— Begin —

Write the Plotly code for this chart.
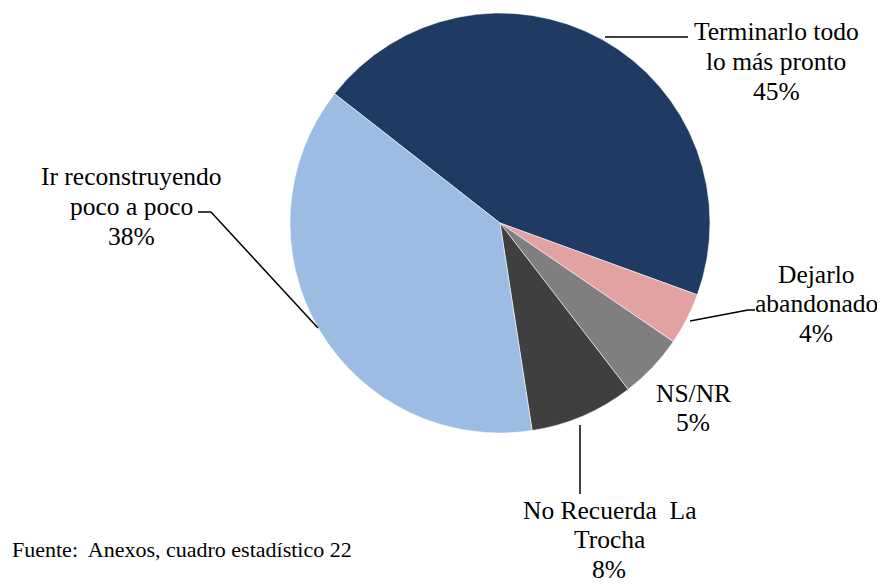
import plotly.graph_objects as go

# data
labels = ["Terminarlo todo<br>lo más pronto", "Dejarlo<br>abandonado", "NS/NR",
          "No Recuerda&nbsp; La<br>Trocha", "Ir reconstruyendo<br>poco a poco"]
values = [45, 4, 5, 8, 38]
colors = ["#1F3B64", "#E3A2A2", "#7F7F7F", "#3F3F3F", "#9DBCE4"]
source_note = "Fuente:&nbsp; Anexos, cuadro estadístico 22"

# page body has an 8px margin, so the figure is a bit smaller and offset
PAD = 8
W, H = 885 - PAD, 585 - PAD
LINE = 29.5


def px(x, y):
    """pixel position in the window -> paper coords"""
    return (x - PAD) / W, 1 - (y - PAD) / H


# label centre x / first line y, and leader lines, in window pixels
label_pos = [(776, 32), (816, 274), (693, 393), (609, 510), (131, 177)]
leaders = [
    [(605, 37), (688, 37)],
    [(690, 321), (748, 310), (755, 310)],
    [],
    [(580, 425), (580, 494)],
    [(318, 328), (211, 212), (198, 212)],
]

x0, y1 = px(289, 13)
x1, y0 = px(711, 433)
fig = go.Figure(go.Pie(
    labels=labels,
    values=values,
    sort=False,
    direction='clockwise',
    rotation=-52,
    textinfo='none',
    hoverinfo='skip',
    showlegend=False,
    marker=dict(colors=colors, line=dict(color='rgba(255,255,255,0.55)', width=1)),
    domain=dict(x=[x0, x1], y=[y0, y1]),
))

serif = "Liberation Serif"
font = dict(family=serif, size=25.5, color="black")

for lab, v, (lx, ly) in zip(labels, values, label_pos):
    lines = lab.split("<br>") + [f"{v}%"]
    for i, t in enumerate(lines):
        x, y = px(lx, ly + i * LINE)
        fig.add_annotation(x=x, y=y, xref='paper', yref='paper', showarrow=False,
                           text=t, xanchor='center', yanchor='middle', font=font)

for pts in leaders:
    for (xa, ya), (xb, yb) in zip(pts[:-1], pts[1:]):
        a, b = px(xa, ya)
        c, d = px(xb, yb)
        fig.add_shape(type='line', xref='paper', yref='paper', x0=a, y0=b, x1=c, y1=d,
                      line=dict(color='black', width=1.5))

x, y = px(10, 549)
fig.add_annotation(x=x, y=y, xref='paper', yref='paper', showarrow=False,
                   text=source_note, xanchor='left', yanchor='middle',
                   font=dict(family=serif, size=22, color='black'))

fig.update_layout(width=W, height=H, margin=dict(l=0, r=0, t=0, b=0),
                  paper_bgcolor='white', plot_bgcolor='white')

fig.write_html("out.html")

— End —

* The problem *
Each line above that holds the string "chart" should be copied and shown.

* Solution to this exercise *
Write the Plotly code for this chart.

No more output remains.